I'm glad it helped! Let me share something with everyone. My background in music has always been centered around keyboards and Piano performance. But I love keyboards! I used to literately pray and dream about the latest Korg or Roland. I love the idea of knobs and controllers and that I can just twist here and there and gets me somewhere no body expected without click buttons or moving a mouse.

With that being said, what is helping my process to be fast, is that I got to know my sample patches very well and assigned all the controls I need to control many of its aspects (I.e expression CC) that are available or came/created with the sample patch.

The String lines from Eastwest Hollywood strings for instant, I perform the music(melody lines/anything) with my right hand with the 1st Violin and the left side I have my left hand on the expression and Vibrato controls. So I'm essentially controlling the Dynamics and the expression of those strings live without having to mess with curves later on. The only thing i need my mouse for is final mix and Volume Control and EQ. Everything else is Performed with all its dynamics and pedaling live.

The process needs practice and also needs that you get to know the quirks of all the sample patches your using. But at some point, performing a melody is just as easy as Hit Record on your DAW and perform the melody like a real player would, And do more takes if the first one wasn't a hit, again just like the a player would if they were being recorded for whatever instruments they are using.
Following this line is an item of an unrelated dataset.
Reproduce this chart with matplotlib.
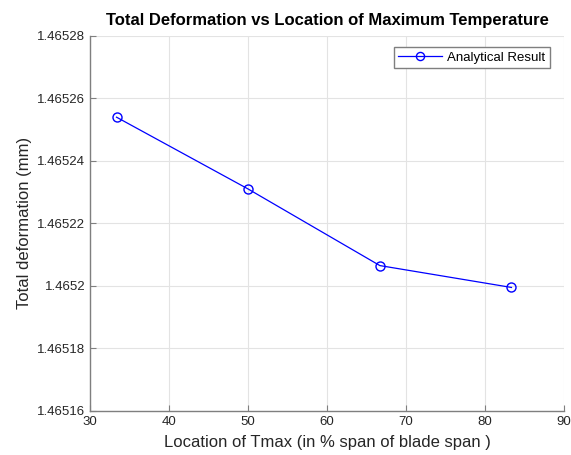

I Think that definitely helped my flow be Faster instead of Clicking my music in which is going to make the entire process mechanical and programmatic instead of musical and joys. 

I hope all that made sense. If anyone has any questions, let me know!



BenG @ Thu Oct 17 said:


> Fantastic piece, thanks for sharing!



Thanks Ben! Really Appreciate it!



Mike Marino @ Fri Oct 18 said:


> Great writing and really nice mix and performance of the instruments. Very fluid with a nice, full low end from the basses. As stated above, I, as well, really enjoyed the harmonic fluctuations throughout the piece. Awesome stuff!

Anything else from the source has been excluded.